Toutefois, c’est à ses romans[1] que Mme Gérard d’Houville doit sa célébrité. Les héroïnes de Mme d’Houville sont presque toujours de gentils animaux païens dont elle étudie les petites âmes de « voyou candide », « inconscientes et tendres », avec infiniment de grâce et d’allure. On pourrait se choquer, chez ce séduisant auteur, d’une sorte de « débraillé » de l’esprit, s’il n’était aussi adroitement éludé par sa distinction naturelle, son élégance d’écrire, par tout ce qui, chez Mme d’Houville, est « racé ». Elle a comme retrouvé cet art délicat de Mme d’Aulnoy et de Mme Leprince de Beaumont, cet art d’un siècle où l’on contait pour conter. Sa fantaisie est piquante, et toujours soutenue par son esprit lettré et orné ; son romantisme sentimental est atténué par une malice discrète et une classique sobriété d’expression. Il est dommage seulement que Mme Gérard d’Houville ne compose pas, qu’elle se laisse aller sans contrainte à son lyrisme descriptif et qu’elle n’ait jamais le courage de s’imposer des coupures. Jeune Fille (1917), par exemple, contient près de cinquante pages inutiles, et presque faussement poétiques.

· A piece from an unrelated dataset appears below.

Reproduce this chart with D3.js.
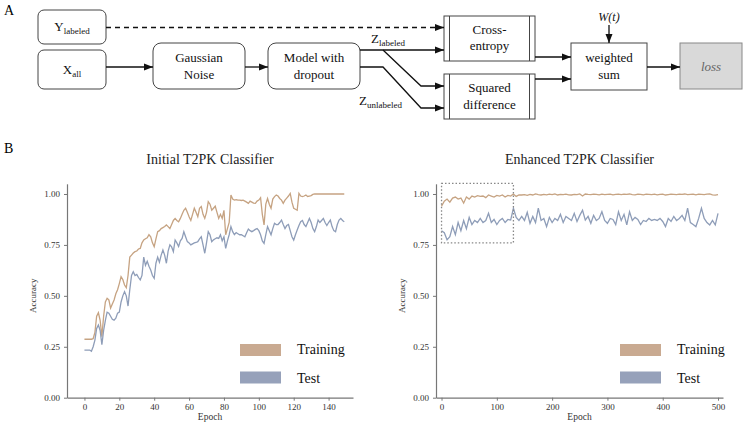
<!DOCTYPE html>
<html><head><meta charset="utf-8">
<script src="https://cdn.jsdelivr.net/npm/d3@7"></script>
<style>body{margin:0;background:#fff}svg{display:block}text{font-family:"Liberation Serif","Times New Roman",serif}</style>
</head><body><svg id="c" width="744" height="426"></svg>
<script>
// ---------- DATA ----------
const initialTraining = [0.287,0.287,0.287,0.287,0.287,0.29,0.32,0.40,0.417,0.38,
0.30,0.40,0.47,0.488,0.48,0.44,0.46,0.48,0.51,0.53,
0.56,0.594,0.58,0.553,0.54,0.60,0.69,0.70,0.71,0.717,
0.72,0.73,0.733,0.76,0.774,0.78,0.785,0.80,0.79,0.76,
0.741,0.78,0.815,0.82,0.83,0.835,0.84,0.848,0.84,0.83,
0.85,0.87,0.88,0.87,0.864,0.88,0.90,0.92,0.93,0.91,
0.888,0.87,0.90,0.93,0.91,0.888,0.93,0.938,0.90,0.88,
0.91,0.962,0.95,0.92,0.93,0.94,0.91,0.88,0.90,0.88,
0.92,0.80,0.83,0.86,0.995,0.975,0.97,0.972,0.97,0.97,
0.968,0.97,0.965,0.96,0.954,0.965,0.96,0.955,0.954,0.965,
0.97,0.982,0.90,0.848,0.95,0.978,0.95,0.93,0.975,0.987,
0.995,0.99,0.978,0.97,0.954,0.97,0.98,0.99,1.003,0.96,
0.93,0.925,0.92,1.003,0.99,0.987,0.99,0.995,0.988,0.99,
0.992,0.998,1,1,1,1,1,1,1,1,
1,1,1,1,1,1,1,1,1,1];
const initialTest = [0.234,0.234,0.234,0.234,0.228,0.25,0.283,0.34,0.357,0.33,
0.26,0.33,0.38,0.42,0.415,0.40,0.385,0.38,0.39,0.415,
0.42,0.47,0.50,0.52,0.50,0.45,0.53,0.60,0.618,0.60,
0.605,0.59,0.578,0.60,0.69,0.65,0.67,0.645,0.627,0.60,
0.586,0.66,0.69,0.665,0.70,0.725,0.70,0.66,0.72,0.75,
0.74,0.717,0.774,0.76,0.742,0.77,0.782,0.815,0.79,0.766,
0.76,0.75,0.755,0.76,0.762,0.766,0.78,0.79,0.75,0.709,
0.76,0.815,0.80,0.766,0.775,0.78,0.785,0.782,0.80,0.77,
0.79,0.733,0.77,0.80,0.84,0.815,0.80,0.81,0.805,0.80,
0.80,0.795,0.79,0.81,0.828,0.82,0.815,0.82,0.826,0.83,
0.82,0.80,0.77,0.758,0.80,0.84,0.82,0.80,0.83,0.856,
0.85,0.85,0.86,0.872,0.85,0.83,0.845,0.85,0.82,0.79,
0.774,0.80,0.823,0.845,0.864,0.87,0.85,0.84,0.86,0.88,
0.86,0.83,0.815,0.84,0.872,0.86,0.87,0.88,0.86,0.845,
0.86,0.872,0.84,0.82,0.815,0.85,0.872,0.88,0.87,0.864];
const enhancedEpochStep = 5;
const enhancedTraining = [0.94,0.965,0.975,0.96,0.98,0.985,0.975,0.98,0.955,0.985,
0.975,0.99,0.985,0.992,0.988,0.99,0.982,0.995,0.99,0.985,
0.993,0.99,0.995,0.985,0.993,0.99,1.0,0.988,0.995,0.995,
0.997,0.993,0.998,0.995,1.0,0.997,0.995,0.998,0.996,0.999,
0.997,1.0,0.995,0.998,0.997,0.999,0.996,0.995,0.998,0.997,
1.0,0.99,1.0,0.998,0.997,0.999,0.998,0.996,0.999,0.997,
0.998,0.999,0.996,0.998,0.999,0.997,0.999,0.998,1.0,0.997,
0.996,0.999,0.998,0.996,0.999,0.998,0.997,0.999,0.996,0.998,
0.999,0.995,0.997,0.999,0.998,0.997,0.999,0.998,1.0,0.997,
0.998,0.999,0.996,0.999,0.998,0.997,0.999,1.0,0.996,0.994,0.997];
const enhancedTest = [0.82,0.81,0.775,0.79,0.84,0.80,0.86,0.82,0.87,0.83,
0.885,0.85,0.87,0.86,0.88,0.86,0.87,0.905,0.86,0.875,
0.85,0.87,0.88,0.86,0.875,0.872,0.93,0.885,0.87,0.89,
0.87,0.91,0.856,0.89,0.86,0.93,0.87,0.88,0.84,0.885,
0.86,0.88,0.87,0.90,0.86,0.89,0.88,0.87,0.905,0.865,
0.895,0.92,0.872,0.89,0.856,0.895,0.87,0.88,0.913,0.87,
0.856,0.88,0.875,0.85,0.913,0.87,0.90,0.848,0.913,0.87,
0.885,0.875,0.85,0.87,0.865,0.88,0.87,0.875,0.87,0.88,
0.865,0.84,0.88,0.865,0.89,0.87,0.88,0.895,0.87,0.93,
0.86,0.85,0.84,0.88,0.93,0.88,0.86,0.848,0.87,0.848,0.905];
const yTicks = [0,0.25,0.5,0.75,1.0];
const initialXTicks = [0,20,40,60,80,100,120,140];
const enhancedXTicks = [0,100,200,300,400,500];
const seriesNames = ["Training","Test"];
const zoomBox = {x0:0, x1:130, y0:0.76, y1:1.052};

// ---------- STYLE ----------
const colTrain = "#c6a382", colTest = "#8e9db8";
const swTrain = "#c9aa91", swTest = "#96a1ba";
const svg = d3.select("#c");
const defs = svg.append("defs");
defs.append("marker").attr("id","ah").attr("markerUnits","userSpaceOnUse")
  .attr("markerWidth",10).attr("markerHeight",8).attr("refX",9).attr("refY",4)
  .attr("orient","auto").append("path").attr("d","M0,0.5 L9,4 L0,7.5 Z").attr("fill","#111");

// ---------- PANEL A: diagram ----------
svg.append("text").attr("x",4).attr("y",15).attr("font-size",14).text("A");
const g = svg.append("g");
const stroke = "#444";
function rbox(x,y,w,h,r){ g.append("rect").attr("x",x).attr("y",y).attr("width",w).attr("height",h).attr("rx",r).attr("ry",r).attr("fill","#fff").attr("stroke",stroke).attr("stroke-width",1); }
function txt(x,y,s,size,opts={}){ const t=g.append("text").attr("x",x).attr("y",y).attr("font-size",size).attr("text-anchor",opts.anchor||"middle").attr("fill",opts.fill||"#111").text(s); if(opts.italic) t.attr("font-style","italic"); return t;}
function subtxt(x,y,main,sub,anchor){ const t=g.append("text").attr("x",x).attr("y",y).attr("text-anchor",anchor||"middle").attr("fill","#111");
  t.append("tspan").attr("font-size",13).text(main); t.append("tspan").attr("font-size",9).attr("dy",3).text(sub); }
function arrow(pts,dashed){ const p=g.append("path").attr("d",d3.line()(pts)).attr("fill","none").attr("stroke","#111").attr("stroke-width",1.3).attr("marker-end","url(#ah)"); if(dashed) p.attr("stroke-dasharray","5,4"); }

rbox(38,10,68,34,6); subtxt(72,31,"Y","labeled");
rbox(38,50,68,39,6); subtxt(72,74,"X","all");
rbox(153,43,92,46,8); txt(199,62,"Gaussian",13); txt(199,79,"Noise",13);
rbox(268,43,92,46,8); txt(314,62,"Model with",13); txt(314,79,"dropout",13);
function dbox(x,y,w,h){ g.append("rect").attr("x",x).attr("y",y).attr("width",w).attr("height",h).attr("fill","#fff").attr("stroke",stroke);
  g.append("line").attr("x1",x+5.5).attr("x2",x+5.5).attr("y1",y).attr("y2",y+h).attr("stroke",stroke);
  g.append("line").attr("x1",x+w-5.5).attr("x2",x+w-5.5).attr("y1",y).attr("y2",y+h).attr("stroke",stroke); }
dbox(444,16,91,45); txt(489.5,34,"Cross-",13); txt(489.5,50,"entropy",13);
dbox(444,74,91,45); txt(489.5,92,"Squared",13); txt(489.5,109,"difference",13);
g.append("rect").attr("x",571).attr("y",43).attr("width",76).attr("height",47).attr("fill","#fff").attr("stroke",stroke);
txt(609,62,"weighted",13); txt(609,79,"sum",13);
g.append("rect").attr("x",680).attr("y",43).attr("width",62).attr("height",46).attr("fill","#d9d9d9").attr("stroke","#888");
txt(711,71,"loss",13,{italic:true,fill:"#666"});
txt(609,21,"W(t)",12,{italic:true});

arrow([[106,27.5],[444,27.5]],true);
arrow([[106,67],[153,67]]);
arrow([[245,67],[268,67]]);
arrow([[360,50],[444,50]]);
arrow([[383,50],[421,86],[444,86]]);
arrow([[360,67],[383,67],[421,108],[444,108]]);
arrow([[535,57],[571,57]]);
arrow([[535,79],[571,79]]);
arrow([[647,67],[680,67]]);
arrow([[609,25],[609,43]]);
subtxt(371,43,"Z","labeled","start");
subtxt(359,105,"Z","unlabeled","start");

// ---------- PANEL B: charts ----------
svg.append("text").attr("x",4).attr("y",153).attr("font-size",14).text("B");

function panel(cfg){
  const x = d3.scaleLinear().domain(cfg.xDomain).range(cfg.xRange);
  const y = d3.scaleLinear().domain([0,1.05]).range([397.7,183.8]);
  const pg = svg.append("g");
  const fmt = d3.format(".2f");
  const ya = pg.append("g").attr("transform",`translate(${cfg.xRange[0]},0)`)
    .call(d3.axisLeft(y).tickValues(yTicks).tickFormat(fmt).tickSize(3).tickSizeOuter(0).tickPadding(4));
  const xa = pg.append("g").attr("transform",`translate(0,${y(0)})`)
    .call(d3.axisBottom(x).tickValues(cfg.xTicks).tickSize(3).tickSizeOuter(0).tickPadding(3));
  [ya,xa].forEach(a=>{ a.select(".domain").attr("stroke","#777").attr("stroke-width",1.2);
    a.selectAll(".tick line").attr("stroke","#777");
    a.selectAll("text").attr("font-family","Liberation Serif, serif").attr("font-size",9).attr("fill","#333"); });
  pg.append("text").attr("x",(cfg.xRange[0]+cfg.xRange[1])/2).attr("y",164).attr("text-anchor","middle").attr("font-size",14).attr("fill","#222").text(cfg.title);
  pg.append("text").attr("transform",`translate(${cfg.xRange[0]-31},${y(0.5)}) rotate(-90)`).attr("text-anchor","middle").attr("font-size",9).attr("fill","#333").text("Accuracy");
  pg.append("text").attr("x",(cfg.xRange[0]+cfg.xRange[1])/2).attr("y",420).attr("text-anchor","middle").attr("font-size",9.5).attr("fill","#333").text("Epoch");
  const line = d3.line().x((d,i)=>x(i*cfg.step)).y(d=>y(d));
  pg.append("path").datum(cfg.train).attr("d",line).attr("fill","none").attr("stroke",colTrain).attr("stroke-width",1.3);
  pg.append("path").datum(cfg.test).attr("d",line).attr("fill","none").attr("stroke",colTest).attr("stroke-width",1.3);
  if(cfg.box){
    pg.append("rect").attr("x",x(cfg.box.x0)).attr("y",y(cfg.box.y1)).attr("width",x(cfg.box.x1)-x(cfg.box.x0)).attr("height",y(cfg.box.y0)-y(cfg.box.y1))
      .attr("fill","none").attr("stroke","#888").attr("stroke-width",1.3).attr("stroke-dasharray","1.5,2");
  }
  const lg = pg.append("g");
  [swTrain,swTest].forEach((c,i)=>{
    lg.append("rect").attr("x",cfg.legX).attr("y",344+i*27.5).attr("width",41).attr("height",12).attr("fill",c);
    lg.append("text").attr("x",cfg.legX+57).attr("y",354+i*29).attr("font-size",14).attr("fill","#111").text(seriesNames[i]);
  });
}
panel({xDomain:[-10,154],xRange:[67,353],xTicks:initialXTicks,title:"Initial T2PK Classifier",train:initialTraining,test:initialTest,step:1,legX:240});
panel({xDomain:[-10,509],xRange:[436,723],xTicks:enhancedXTicks,title:"Enhanced T2PK Classifier",train:enhancedTraining,test:enhancedTest,step:enhancedEpochStep,legX:620,box:zoomBox});
</script></body></html>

Mme Marcelle Tinayre[2] n’avait pas vingt ans quand elle écrivit Avant l’Amour, qui parut en 1895 dans La Nouvelle Revue que dirigeait alors Juliette Adam. Sa célébrité date de La Maison du Péché (1902) et fut éclatante. C’est plutôt un homme de lettres qu’une femme de lettres ; jamais elle n’a songé à se raconter dans un roman ; elle ne dénude ni son corps ni son âme. Elle n’obéit pas seulement à l’inspiration, ne travaille pas seulement son

  1. L’Inconstante (1903), Esclave (1905), le Temps d’aimer (1908), le Séducteur (1914), etc
  2. Née à Tulle (Corrèze). Autres romans : La Rançon (1899), Hellé (1900), la Rebelle (1906), l’Amour qui pleure (1908), La Douceur de vivre (1911), La Veillée des Armes (1915), Perséphone (1920), etc.